From the listing below, tally the lines that include "chart". Return only the total.
━━━ SUPPLIED INFORMATION ━━━
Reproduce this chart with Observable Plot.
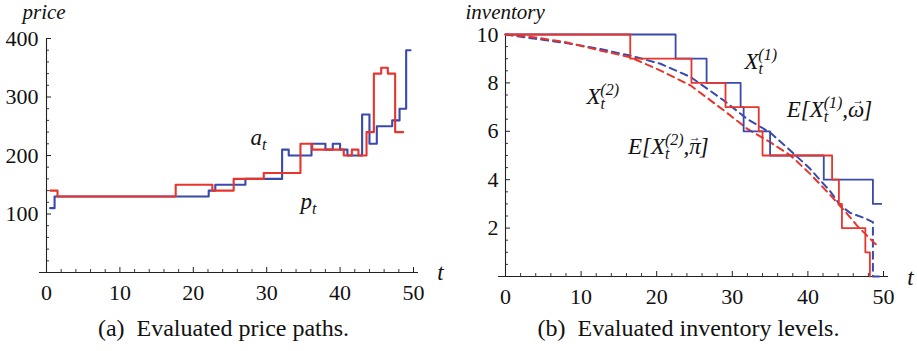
<!DOCTYPE html>
<html><head><meta charset="utf-8">
<script src="https://cdn.jsdelivr.net/npm/d3@7"></script>
<script src="https://cdn.jsdelivr.net/npm/@observablehq/plot@0.6"></script>
</head><body style="margin:0;background:#fff">
<div id="wrap" style="display:flex;width:917px;height:351px;overflow:hidden;background:#fff"></div>
<script>
// ---------- data: price paths (panel a) ----------
const aT = [0.5, 1.1, 22.1, 23, 27.1, 32.1, 33, 36.1, 38, 39, 40, 41, 43, 44, 45, 47.1, 48.1, 49, 49.6];
const aV = [110, 130, 140, 150, 160, 210, 200, 220, 210, 220, 210, 200, 270, 220, 250, 260, 280, 380, 380];
const pT = [0.5, 1.5, 17.6, 22.6, 25.5, 29.6, 34.6, 36.2, 40.5, 41.6, 42.5, 43.6, 44.6, 45.6, 46.5, 47.5, 48.6];
const pV = [140, 130, 150, 140, 160, 170, 220, 210, 200, 210, 200, 240, 340, 350, 340, 240, 240];
// ---------- data: inventory levels (panel b) ----------
const x1T = [0, 22.5, 26.6, 31.1, 31.5, 35.0, 42.1, 48.6, 49.7];
const x1V = [10, 9, 8, 7, 6, 5, 4, 3, 3];
const x2T = [0, 16.5, 24.6, 29.1, 33.5, 34.0, 43.2, 44.1, 44.5, 47.6, 48.2];
const x2V = [10, 9, 8, 7, 6, 5, 4, 3, 2, 1, 0];
const e1T = [0, 4, 8, 12.5, 16.5, 20.5, 24.5, 28.9, 32, 35, 37.7, 40.3, 43, 44.3, 45.6, 47.6, 48.6, 48.6, 49.6];
const e1V = [10, 9.82, 9.65, 9.4, 9.13, 8.79, 8.24, 7.27, 6.5, 5.95, 5.2, 4.45, 3.5, 2.93, 2.63, 2.4, 2.25, 0, 0];
const e2T = [0, 4, 8, 12.5, 16.5, 20.5, 24.5, 28.9, 32, 35, 37.7, 40.3, 43, 45.2, 46.5, 48.9, 49.4];
const e2V = [10, 9.88, 9.68, 9.34, 9.06, 8.51, 7.89, 6.86, 6.1, 5.55, 5.0, 4.24, 3.35, 2.59, 2.1, 1.35, 1.28];
// ---------- ticks ----------
const tLabels = [0, 10, 20, 30, 40, 50];
const tMinor = [2,4,6,8,12,14,16,18,22,24,26,28,32,34,36,38,42,44,46,48];
const priceLabels = [100, 200, 300, 400];
const priceMinor = [20,40,60,80,120,140,160,180,220,240,260,280,320,340,360,380];
const invLabels = [2, 4, 6, 8, 10];
const invMinor = [0.5,1,1.5,2.5,3,3.5,4.5,5,5.5,6.5,7,7.5,8.5,9,9.5];
// ---------- texts ----------
const priceLabel = "price", invLabel = "inventory", tLabel = "t";
const captionA = "(a)  Evaluated price paths.";
const captionB = "(b)  Evaluated inventory levels.";
const priceNotes = [
  {x: 27.8, y: 230, parts: [["a","n"],["t","sub"]]},
  {x: 34.6, y: 122, parts: [["p","n"],["t","sub"]]}
];
const invNotes = [
  {x: 31.6, y: 8.88, parts: [["X","n"],["t","sub"],["(1)","sup"]]},
  {x: 10.7, y: 7.44, parts: [["X","n"],["t","sub"],["(2)","sup"]]},
  {x: 37.2, y: 6.89, parts: [["E[X","n"],["t","sub"],["(1)","sup"],[",\u03C9","n"],["\u2192","over"],["]","n"]]},
  {x: 16.2, y: 5.37, parts: [["E[X","n"],["t","sub"],["(2)","sup"],[",\u03C0","n"],["\u2192","over"],["]","n"]]}
];

const BLUE = "#3949ad", RED = "#e7352c", INK = "#222";
const zip = (T, V) => T.map((t, i) => ({t, v: V[i]}));

function axesMarks(minorY, labelsY, yPad) {
  return [
    Plot.ruleY([0], {stroke: INK, strokeWidth: 1.1, insetLeft: -7, insetRight: -5}),
    Plot.ruleX([0], {stroke: INK, strokeWidth: 1.1}),
    Plot.ruleX(tLabels, {x: d => d, y1: 0, y2: 0, insetTop: -5, stroke: INK, strokeWidth: 1}),
    Plot.ruleX(tMinor, {x: d => d, y1: 0, y2: 0, insetTop: -3, stroke: INK, strokeWidth: 0.9}),
    Plot.ruleY(labelsY, {y: d => d, x1: 0, x2: 0, insetRight: -5, stroke: INK, strokeWidth: 1}),
    Plot.ruleY(minorY, {y: d => d, x1: 0, x2: 0, insetRight: -3, stroke: INK, strokeWidth: 0.9}),
    Plot.axisX({ticks: tLabels, tickSize: 0, tickPadding: 12, label: null, fontSize: 22, fill: "#111"}),
    Plot.axisY({ticks: labelsY, tickSize: 0, tickPadding: yPad, label: null, fontSize: 22, fill: "#111"})
  ];
}

const plain = n => n.parts.map(p => p[0]).join("");

function notesMark(notes) {
  return Plot.text(notes, {x: "x", y: "y", text: plain,
    textAnchor: "start", lineAnchor: "middle", fontSize: 23, fontStyle: "italic", fill: "#111"});
}

const SUB_T_W = 4.6, ARROW_BACK = 12, ARROW_FWD = -1;
function richify(svg, notes) {
  const texts = Array.from(svg.querySelectorAll("text"));
  for (const note of notes) {
    const el0 = texts.find(t => t.textContent === plain(note));
    if (!el0) continue;
    const el = d3.select(el0);
    el.text("");
    let cur = 0, prevKind = null;
    for (const [txt, kind] of note.parts) {
      const off = kind === "sub" ? 5 : kind === "sup" ? -9 : kind === "over" ? -13 : 0;
      const ts = el.append("tspan").text(txt).attr("dy", off - cur);
      if (kind === "sub" || kind === "sup") ts.attr("font-size", 16);
      if (kind === "over") ts.attr("font-size", 12).attr("font-style", "normal").attr("dx", -ARROW_BACK);
      if (kind === "sup" && prevKind === "sub") ts.attr("dx", -SUB_T_W);
      if (prevKind === "over") ts.attr("dx", ARROW_FWD);
      cur = off;
      prevKind = kind;
    }
  }
}

function panel(chart, caption, w, capW, gap) {
  const box = document.createElement("div");
  box.style.width = w + "px";
  box.style.flex = "none";
  box.style.marginRight = gap + "px";
  box.appendChild(chart);
  const c = document.createElement("div");
  c.style.cssText = "font-family:Liberation Serif;font-size:24px;line-height:28px;color:#111;white-space:pre;text-align:center;margin-top:4px;width:" + capW + "px";
  c.textContent = caption;
  box.appendChild(c);
  document.getElementById("wrap").appendChild(box);
}

// ---------- panel (a) ----------
const left = Plot.plot({
  width: 458, height: 310, marginLeft: 46, marginRight: 45, marginTop: 38, marginBottom: 38,
  style: {fontFamily: "Liberation Serif", fontSize: "22px", overflow: "visible"},
  x: {domain: [0, 50]},
  y: {domain: [0, 400]},
  marks: [
    ...axesMarks(priceMinor, priceLabels, 8),
    Plot.line(zip(aT, aV), {x: "t", y: "v", curve: "step-after", stroke: BLUE, strokeWidth: 2.1}),
    Plot.line(zip(pT, pV), {x: "t", y: "v", curve: "step-after", stroke: RED, strokeWidth: 2.1}),
    Plot.text([priceLabel], {frameAnchor: "top-left", text: d => d, dx: -24, dy: -26.7, textAnchor: "start", lineAnchor: "middle", fontSize: 21, fontStyle: "italic", fill: "#111"}),
    Plot.text([tLabel], {frameAnchor: "bottom-right", text: d => d, dx: 27, dy: 0, textAnchor: "middle", lineAnchor: "middle", fontSize: 23, fontStyle: "italic", fill: "#111"}),
    notesMark(priceNotes)
  ]
});
richify(left, priceNotes);
panel(left, captionA, 458, 447, 2);

// ---------- panel (b) ----------
const right = Plot.plot({
  width: 457, height: 310, marginLeft: 45, marginRight: 34, marginTop: 34, marginBottom: 34,
  style: {fontFamily: "Liberation Serif", fontSize: "22px", overflow: "visible"},
  x: {domain: [0, 50]},
  y: {domain: [0, 10]},
  marks: [
    ...axesMarks(invMinor, invLabels, 7),
    Plot.line(zip(e1T, e1V), {x: "t", y: "v", stroke: BLUE, strokeWidth: 2, strokeDasharray: "7,5"}),
    Plot.line(zip(e2T, e2V), {x: "t", y: "v", stroke: RED, strokeWidth: 2, strokeDasharray: "7,5"}),
    Plot.line(zip(x1T, x1V), {x: "t", y: "v", curve: "step-after", stroke: BLUE, strokeWidth: 1.8}),
    Plot.line(zip(x2T, x2V), {x: "t", y: "v", curve: "step-after", stroke: RED, strokeWidth: 1.8}),
    Plot.text([invLabel], {frameAnchor: "top-left", text: d => d, dx: -40, dy: -22.7, textAnchor: "start", lineAnchor: "middle", fontSize: 21, fontStyle: "italic", fill: "#111"}),
    Plot.text([tLabel], {frameAnchor: "bottom-right", text: d => d, dx: 27, dy: 1, textAnchor: "middle", lineAnchor: "middle", fontSize: 23, fontStyle: "italic", fill: "#111"}),
    notesMark(invNotes)
  ]
});
richify(right, invNotes);
panel(right, captionB, 457, 457, 0);
</script></body></html>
━━━
# [COMPLETE ANSWER]
3